__WHAT TO DO__. Reproduce exactly the lines below, from the first one through the line containing "import numpy as np", and omit any pictures.

+ + +

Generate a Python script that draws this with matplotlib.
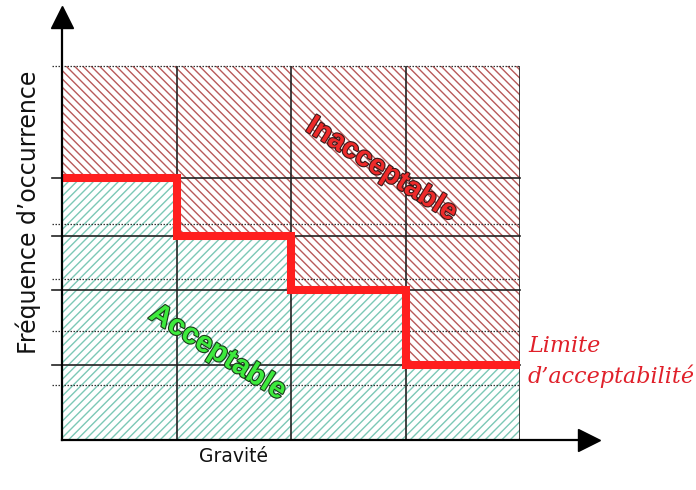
import matplotlib

matplotlib.use("Agg")
import matplotlib.pyplot as plt
import matplotlib.patheffects as pe
import numpy as np

# gravity classes (column edges) and acceptability limit per class
gravity_edges = [0, 1, 2, 3, 4]
limit_levels = [7.0, 5.45, 4.0, 2.0]
# frequency levels: solid grid lines and dotted sub-levels
freq_major = [2.0, 4.0, 5.45, 7.0]
freq_minor = [1.47, 2.91, 4.30, 5.78, 10.0]
freq_top = 10.0

RED_HATCH = "#b85a5a"
TEAL_HATCH = "#7cc8b6"
STEP_RED = "#ff1e1e"

plt.rcParams["hatch.linewidth"] = 1.0

fig = plt.figure(figsize=(6.96, 4.9), dpi=100)
ax = fig.add_axes([62 / 696, 50 / 490, 458 / 696, 374 / 490])
ax.set_xlim(gravity_edges[0], gravity_edges[-1])
ax.set_ylim(0, freq_top)
ax.axis("off")

# hatched zones, split by the step limit
xs = np.array(gravity_edges, dtype=float)
ys = np.array(limit_levels + [limit_levels[-1]])
ax.fill_between(xs, ys, freq_top, step="post", facecolor="white",
                edgecolor=RED_HATCH, hatch="\\" * 4, linewidth=0, zorder=1)
ax.fill_between(xs, 0, ys, step="post", facecolor="white",
                edgecolor=TEAL_HATCH, hatch="/" * 4, linewidth=0, zorder=1)

# grid
for x in gravity_edges[1:]:
    ax.plot([x, x], [0, freq_top], color="#222222", lw=1.2, zorder=2)
for y in freq_major:
    ax.plot([-0.09, gravity_edges[-1]], [y, y], color="#222222", lw=1.2,
            zorder=2, clip_on=False)
for y in freq_minor:
    ax.plot([-0.09, gravity_edges[-1]], [y, y], color="#333333", lw=0.9,
            ls=(0, (1.2, 1.2)), zorder=2, clip_on=False)

# limit line
ax.step(xs, ys, where="post", color=STEP_RED, lw=5.8, zorder=3,
        solid_joinstyle="miter", solid_capstyle="butt")

# axes with arrows
ax.plot([0, 0], [0, 10.95], color="black", lw=1.6, zorder=4, clip_on=False)
ax.plot([0, 4.55], [0, 0], color="black", lw=1.6, zorder=4, clip_on=False)
ax.plot(0, 11.3, marker="^", ms=16, color="black", clip_on=False, zorder=5)
ax.plot(4.6, 0, marker=">", ms=16, color="black", clip_on=False, zorder=5)

# zone labels
label_font = ["Liberation Sans", "DejaVu Sans"]
ax.text(2.79, 7.22, "Inacceptable", rotation=-32, ha="center", va="center",
        fontsize=20.5, fontweight="bold", color="#ee2a2a", family=label_font,
        path_effects=[pe.Stroke(linewidth=1.6, foreground="#3a1a1a"), pe.Normal()],
        zorder=6)
ax.text(1.36, 2.35, "Acceptable", rotation=-32, ha="center", va="center",
        fontsize=21, fontweight="bold", color="#3dea3d", family=label_font,
        path_effects=[pe.Stroke(linewidth=1.6, foreground="#1a3a1a"), pe.Normal()],
        zorder=6)

ax.text(4.07, 2.1, "Limite\nd\u2019acceptabilit\u00e9", ha="left", va="center",
        fontsize=16, style="italic", color="#e0202a",
        family=["DejaVu Serif"], linespacing=1.4, clip_on=False)

fig.text(28 / 696, 1 - 212 / 490, "Fr\u00e9quence d\u2019occurrence", rotation=90,
         ha="center", va="center", fontsize=17, color="#111111")
fig.text(234 / 696, 1 - 456 / 490, "Gravit\u00e9", ha="center", va="center",
         fontsize=13.5, color="#111111")

fig.savefig("out.png", dpi=100)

+ + +

__COMPLETE OUTPUT__.
Generate a Python script that draws this with matplotlib.
import matplotlib

matplotlib.use("Agg")
import matplotlib.pyplot as plt
import matplotlib.patheffects as pe
import numpy as np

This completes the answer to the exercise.